[Begin WORKING DATA]

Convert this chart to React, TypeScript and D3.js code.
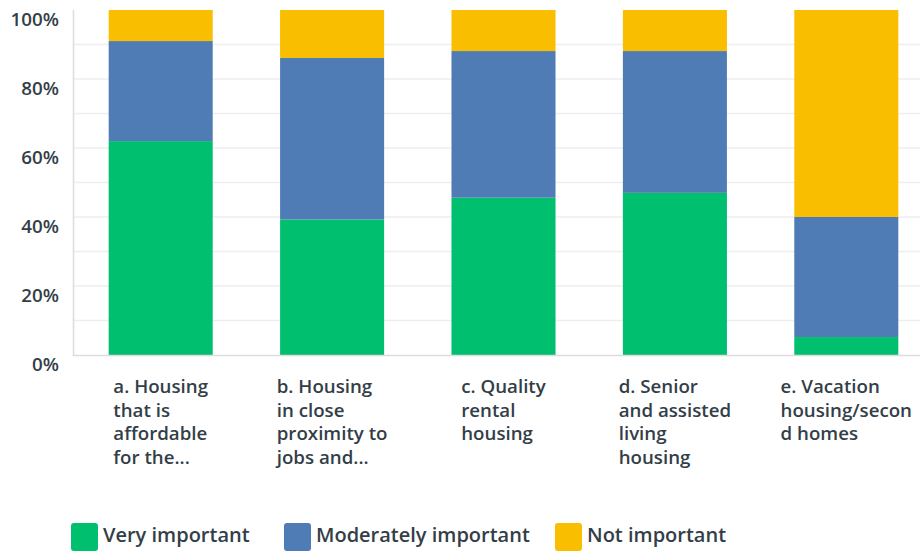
import React, { useEffect, useRef } from "react";
import * as d3 from "d3";

const categories = [
  ["a. Housing", "that is", "affordable", "for the..."],
  ["b. Housing", "in close", "proximity to", "jobs and..."],
  ["c. Quality", "rental", "housing"],
  ["d. Senior", "and assisted", "living", "housing"],
  ["e. Vacation", "housing/secon", "d homes"],
];
const categoryKeys = ["a", "b", "c", "d", "e"];
const seriesNames = ["Very important", "Moderately important", "Not important"];
const veryImportant = [62.0, 39.3, 45.6, 47.0, 5.2];
const moderatelyImportant = [29.0, 46.8, 42.5, 41.1, 34.8];
const notImportant = [9.0, 13.9, 11.9, 11.9, 60.0];
const yTicks = [0, 20, 40, 60, 80, 100];
const gridTicks = [10, 20, 30, 40, 50, 60, 70, 80, 90];
const colors = ["#00bf6f", "#507cb6", "#f9be00"];

const W = 920;
const H = 551;
const FONT = "'Open Sans', sans-serif";
const TEXT = "#333e48";

export default function App() {
  const ref = useRef<SVGSVGElement | null>(null);

  useEffect(() => {
    const svg = d3.select(ref.current);
    svg.selectAll("*").remove();

    const rows = categoryKeys.map((k, i) => ({
      key: k,
      v0: veryImportant[i],
      v1: moderatelyImportant[i],
      v2: notImportant[i],
    }));
    const stack = d3.stack<any>().keys(["v0", "v1", "v2"]);
    const series = stack(rows);

    const x = d3
      .scaleBand()
      .domain(categoryKeys)
      .range([75, 932])
      .paddingInner(0.393)
      .paddingOuter(0.1965);
    const y = d3.scaleLinear().domain([0, 100]).range([355, 10]);

    // gridlines
    svg
      .append("g")
      .selectAll("line")
      .data(gridTicks)
      .join("line")
      .attr("x1", 74)
      .attr("x2", W)
      .attr("y1", (d) => y(d))
      .attr("y2", (d) => y(d))
      .attr("stroke", "#eeeeee")
      .attr("stroke-width", 1.5);

    // bars
    svg
      .append("g")
      .selectAll("g")
      .data(series)
      .join("g")
      .attr("fill", (_d, i) => colors[i])
      .selectAll("rect")
      .data((d) => d)
      .join("rect")
      .attr("x", (d: any) => x(d.data.key)!)
      .attr("width", x.bandwidth())
      .attr("y", (d: any) => y(d[1]))
      .attr("height", (d: any) => y(d[0]) - y(d[1]));

    // axes lines
    svg
      .append("line")
      .attr("x1", 73.5)
      .attr("x2", 73.5)
      .attr("y1", y(100))
      .attr("y2", y(0) + 1)
      .attr("stroke", "#dcdcdc")
      .attr("stroke-width", 1.5);
    svg
      .append("line")
      .attr("x1", 73)
      .attr("x2", W)
      .attr("y1", y(0) + 0.5)
      .attr("y2", y(0) + 0.5)
      .attr("stroke", "#dcdcdc")
      .attr("stroke-width", 1.5);

    // y tick labels
    svg
      .append("g")
      .selectAll("text")
      .data(yTicks)
      .join("text")
      .attr("x", 59)
      .attr("y", (d) => y(d) + 16)
      .attr("text-anchor", "end")
      .attr("font-family", FONT)
      .attr("font-weight", 600)
      .attr("font-size", 18.8)
      .attr("fill", TEXT)
      .text((d) => `${d}%`);

    // category labels (left-aligned block, centered on the band)
    const cg = svg
      .append("g")
      .selectAll("text")
      .data(categories)
      .join("text")
      .attr("y", 393)
      .attr("font-family", FONT)
      .attr("font-weight", 600)
      .attr("font-size", 18.7)
      .attr("fill", TEXT);
    cg.selectAll("tspan")
      .data((d) => d)
      .join("tspan")
      .attr("dy", (_d, i) => (i === 0 ? 0 : 23.5))
      .text((d) => d);
    cg.each(function (_d, i) {
      const spans = d3.select(this).selectAll<SVGTSpanElement, string>("tspan");
      let maxW = 0;
      spans.each(function () {
        maxW = Math.max(maxW, this.getComputedTextLength());
      });
      const cx = x(categoryKeys[i])! + x.bandwidth() / 2;
      const left = cx - maxW / 2;
      d3.select(this).attr("x", left);
      spans.attr("x", left);
    });

    // legend
    const legendX = [71, 284, 555];
    const lg = svg
      .append("g")
      .selectAll("g")
      .data(seriesNames)
      .join("g")
      .attr("transform", (_d, i) => `translate(${legendX[i]},523)`);
    lg.append("rect")
      .attr("width", 27)
      .attr("height", 28)
      .attr("rx", 3)
      .attr("fill", (_d, i) => colors[i]);
    lg.append("text")
      .attr("x", 32)
      .attr("y", 18.5)
      .attr("font-family", FONT)
      .attr("font-weight", 600)
      .attr("font-size", 20)
      .attr("fill", TEXT)
      .text((d) => d);
  }, []);

  return (
    <svg
      ref={ref}
      width={W}
      height={H}
      style={{ position: "absolute", left: 0, top: 0, background: "#fff" }}
    />
  );
}
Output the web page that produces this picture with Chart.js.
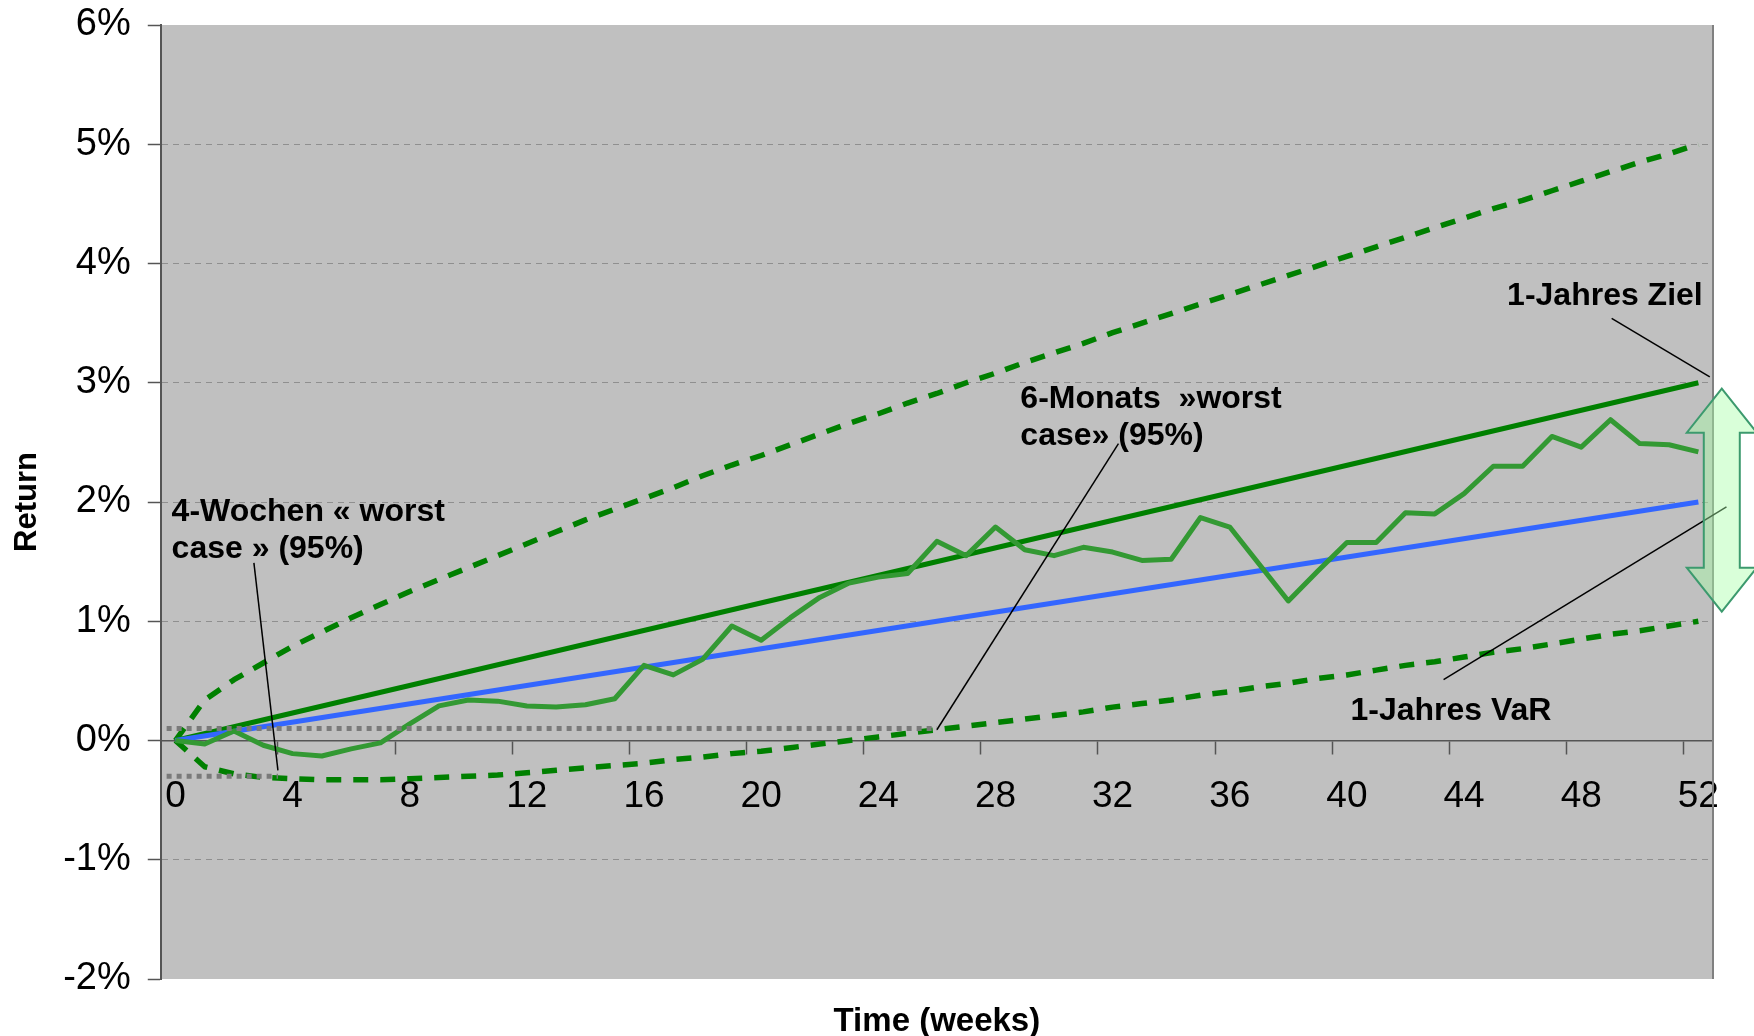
<!DOCTYPE html>
<html>
<head>
<meta charset="utf-8">
<script src="https://cdn.jsdelivr.net/npm/chart.js@4.4.1/dist/chart.umd.min.js"></script>
<style>
  html, body { margin: 0; padding: 0; background: #fff; }
  #wrap { width: 1754px; height: 1036px; }
</style>
</head>
<body>
<div id="wrap"><canvas id="chart"></canvas></div>
<script>
// weeks on the x axis
const weeks = [0, 1, 2, 3, 4, 5, 6, 7, 8, 9, 10, 11, 12, 13, 14, 15, 16, 17, 18, 19, 20,
  21, 22, 23, 24, 25, 26, 27, 28, 29, 30, 31, 32, 33, 34, 35, 36, 37, 38, 39, 40,
  41, 42, 43, 44, 45, 46, 47, 48, 49, 50, 51, 52];

// return in %
const actualReturn = [0, -0.03, 0.08, -0.04, -0.11, -0.13, -0.07, -0.02, 0.14, 0.29, 0.34,
  0.33, 0.29, 0.28, 0.30, 0.35, 0.63, 0.55, 0.68, 0.96, 0.84, 1.03, 1.20, 1.32, 1.37, 1.40,
  1.67, 1.55, 1.79, 1.60, 1.55, 1.62, 1.58, 1.51, 1.52, 1.87, 1.79, 1.48, 1.17, 1.42, 1.66,
  1.66, 1.91, 1.90, 2.07, 2.30, 2.30, 2.55, 2.46, 2.69, 2.49, 2.48, 2.42];
const upperBand = [0, 0.34, 0.51, 0.65, 0.79, 0.91, 1.03, 1.14, 1.25, 1.35, 1.45, 1.55, 1.65,
  1.75, 1.85, 1.94, 2.03, 2.12, 2.22, 2.31, 2.39, 2.48, 2.57, 2.66, 2.74, 2.83, 2.91, 3.00,
  3.08, 3.17, 3.25, 3.33, 3.42, 3.50, 3.58, 3.66, 3.74, 3.82, 3.90, 3.98, 4.06, 4.14, 4.22,
  4.30, 4.38, 4.46, 4.53, 4.61, 4.69, 4.77, 4.85, 4.92, 5.00];
const lowerBand = [0, -0.22, -0.28, -0.31, -0.32, -0.33, -0.33, -0.33, -0.32, -0.31, -0.30,
  -0.29, -0.27, -0.25, -0.23, -0.21, -0.19, -0.16, -0.14, -0.11, -0.09, -0.06, -0.03, 0.00,
  0.03, 0.06, 0.09, 0.12, 0.15, 0.18, 0.21, 0.24, 0.28, 0.31, 0.34, 0.38, 0.41, 0.45, 0.48,
  0.52, 0.55, 0.59, 0.63, 0.66, 0.70, 0.74, 0.77, 0.81, 0.85, 0.89, 0.92, 0.96, 1.00];

// straight lines: [week, return]
const targetLine = [{x: 0, y: 0}, {x: 52, y: 3}];
const benchmarkLine = [{x: 0, y: 0}, {x: 52, y: 2}];
const worst4Weeks = [{x: -0.3, y: -0.3}, {x: 3.5, y: -0.3}];
const worst6Months = [{x: -0.3, y: 0.1}, {x: 26, y: 0.1}];

// axis ticks
const labelWeeks = [0, 4, 8, 12, 16, 20, 24, 28, 32, 36, 40, 44, 48, 52];
const markWeeks = [3.5, 7.5, 11.5, 15.5, 19.5, 23.5, 27.5, 31.5, 35.5, 39.5, 43.5, 47.5, 51.5];
const yTicks = [-2, -1, 0, 1, 2, 3, 4, 5, 6];

// callouts (positions in week / % units)
const notes = [
  { lines: ['4-Wochen « worst', 'case » (95%)'], week: -0.13, ret: 1.84, align: 'left' },
  { lines: ['6-Monats  »worst', 'case» (95%)'], week: 28.85, ret: 2.79, align: 'left' },
  { lines: ['1-Jahres Ziel'], week: 52.15, ret: 3.65, align: 'right' },
  { lines: ['1-Jahres VaR'], week: 40.12, ret: 0.17, align: 'left' }
];
const leaders = [
  [2.68, 1.49, 3.5, -0.25],
  [32.2, 2.49, 26.0, 0.09],
  [49.04, 3.54, 52.39, 3.05],
  [43.3, 0.51, 52.96, 1.96]
];
const arrowSpan = { week: 52.8, from: 1.08, to: 2.95 };

const FONT = "'Liberation Sans', Arial, sans-serif";
Chart.defaults.font.family = FONT;

const extras = {
  id: 'extras',
  beforeDraw(chart) {
    const { ctx, chartArea: a } = chart;
    ctx.save();
    ctx.fillStyle = '#c0c0c0';
    ctx.fillRect(a.left, a.top, a.right - a.left, a.bottom - a.top);
    ctx.restore();
  },
  afterDraw(chart) {
    const { ctx, chartArea: a } = chart;
    const xs = chart.scales.x, ys = chart.scales.y;
    ctx.save();
    // right border of plot area
    ctx.strokeStyle = '#808080';
    ctx.lineWidth = 2;
    ctx.beginPath();
    ctx.moveTo(a.right, a.top);
    ctx.lineTo(a.right, a.bottom);
    ctx.stroke();

    // leader lines
    ctx.strokeStyle = '#000';
    ctx.lineWidth = 1.5;
    leaders.forEach(l => {
      ctx.beginPath();
      ctx.moveTo(xs.getPixelForValue(l[0]), ys.getPixelForValue(l[1]));
      ctx.lineTo(xs.getPixelForValue(l[2]), ys.getPixelForValue(l[3]));
      ctx.stroke();
    });

    // callout texts
    ctx.fillStyle = '#000';
    ctx.font = 'bold 32px ' + FONT;
    ctx.textBaseline = 'alphabetic';
    notes.forEach(n => {
      ctx.textAlign = n.align;
      const x = xs.getPixelForValue(n.week);
      const y = ys.getPixelForValue(n.ret);
      n.lines.forEach((t, i) => ctx.fillText(t, x, y + i * 37));
    });

    // double arrow
    const cx = xs.getPixelForValue(arrowSpan.week);
    const top = ys.getPixelForValue(arrowSpan.to);
    const bot = ys.getPixelForValue(arrowSpan.from);
    const hw = 35, sw = 18, hh = 44;
    ctx.beginPath();
    ctx.moveTo(cx, top);
    ctx.lineTo(cx + hw, top + hh);
    ctx.lineTo(cx + sw, top + hh);
    ctx.lineTo(cx + sw, bot - hh);
    ctx.lineTo(cx + hw, bot - hh);
    ctx.lineTo(cx, bot);
    ctx.lineTo(cx - hw, bot - hh);
    ctx.lineTo(cx - sw, bot - hh);
    ctx.lineTo(cx - sw, top + hh);
    ctx.lineTo(cx - hw, top + hh);
    ctx.closePath();
    ctx.fillStyle = 'rgba(166,255,166,0.43)';
    ctx.fill();
    ctx.strokeStyle = '#3c9a6e';
    ctx.lineWidth = 2;
    ctx.stroke();

    // x axis title
    ctx.fillStyle = '#000';
    ctx.font = 'bold 33px ' + FONT;
    ctx.textAlign = 'center';
    ctx.textBaseline = 'middle';
    ctx.fillText('Time (weeks)', (a.left + a.right) / 2, a.bottom + 43);
    ctx.restore();
  }
};

const line = (data, color, extra) => Object.assign({
  data: data,
  borderColor: color,
  borderWidth: 5,
  pointRadius: 0,
  tension: 0,
  fill: false,
  borderJoinStyle: 'round',
  borderCapStyle: 'butt'
}, extra || {});

new Chart(document.getElementById('chart'), {
  type: 'line',
  data: {
    labels: weeks,
    datasets: [
      line(worst4Weeks, '#7a7a7a', { borderDash: [5, 5], borderWidth: 5 }),
      line(worst6Months, '#7a7a7a', { borderDash: [5, 5], borderWidth: 5 }),
      line(actualReturn, '#339933'),
      line(benchmarkLine, '#3366ff'),
      line(targetLine, '#008000'),
      line(upperBand, '#008000', { borderDash: [15, 12], borderWidth: 5.5 }),
      line(lowerBand, '#008000', { borderDash: [15, 12], borderWidth: 5.5 })
    ]
  },
  options: {
    responsive: true,
    maintainAspectRatio: false,
    animation: false,
    layout: { padding: { left: 0, top: 25, right: 41, bottom: 57 } },
    plugins: { legend: { display: false }, tooltip: { enabled: false } },
    scales: {
      x: {
        type: 'linear',
        min: -0.5,
        max: 52.5,
        position: { y: 0 },
        afterBuildTicks: s => {
          s.ticks = labelWeeks.concat(markWeeks).sort((p, q) => p - q).map(v => ({ value: v }));
        },
        ticks: {
          autoSkip: false,
          maxRotation: 0,
          callback: v => labelWeeks.includes(v) ? String(v) : '',
          font: { size: 37 },
          color: '#000',
          padding: 21
        },
        grid: {
          drawOnChartArea: false,
          drawTicks: true,
          tickLength: 13,
          tickWidth: 1.5,
          color: 'rgba(0,0,0,0)',
          tickColor: c => (c.tick && c.tick.value % 1 !== 0) ? '#555' : 'rgba(0,0,0,0)'
        },
        border: { color: '#555', width: 1.5 }
      },
      y: {
        min: -2,
        max: 6,
        afterBuildTicks: s => { s.ticks = yTicks.map(v => ({ value: v })); },
        afterFit: s => { s.paddingTop = 0; s.paddingBottom = 0; },
        ticks: {
          callback: v => v + '%',
          font: { size: 38 },
          color: '#000',
          padding: 17
        },
        grid: {
          color: c => (c.tick && (c.tick.value === 6 || c.tick.value === -2)) ? 'rgba(0,0,0,0)' : '#8f8f8f',
          lineWidth: 1,
          tickLength: 13,
          tickColor: '#555',
          tickWidth: 1.5,
          tickBorderDash: []
        },
        border: { color: '#555', width: 2, dash: [6, 5] },
        title: {
          display: true,
          text: 'Return',
          font: { size: 31, weight: 'bold' },
          color: '#000',
          padding: { top: 9, bottom: 0 }
        }
      }
    }
  },
  plugins: [extras]
});
</script>
</body>
</html>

[End WORKING DATA]

[THE TASK] Reproduce the lines above starting at the one with "Output the web" and ending at the one with "50, 51, 52];", both included, exactly and with no pictures.

[RESULT OF THE TASK]
Output the web page that produces this picture with Chart.js.
<!DOCTYPE html>
<html>
<head>
<meta charset="utf-8">
<script src="https://cdn.jsdelivr.net/npm/chart.js@4.4.1/dist/chart.umd.min.js"></script>
<style>
  html, body { margin: 0; padding: 0; background: #fff; }
  #wrap { width: 1754px; height: 1036px; }
</style>
</head>
<body>
<div id="wrap"><canvas id="chart"></canvas></div>
<script>
// weeks on the x axis
const weeks = [0, 1, 2, 3, 4, 5, 6, 7, 8, 9, 10, 11, 12, 13, 14, 15, 16, 17, 18, 19, 20,
  21, 22, 23, 24, 25, 26, 27, 28, 29, 30, 31, 32, 33, 34, 35, 36, 37, 38, 39, 40,
  41, 42, 43, 44, 45, 46, 47, 48, 49, 50, 51, 52];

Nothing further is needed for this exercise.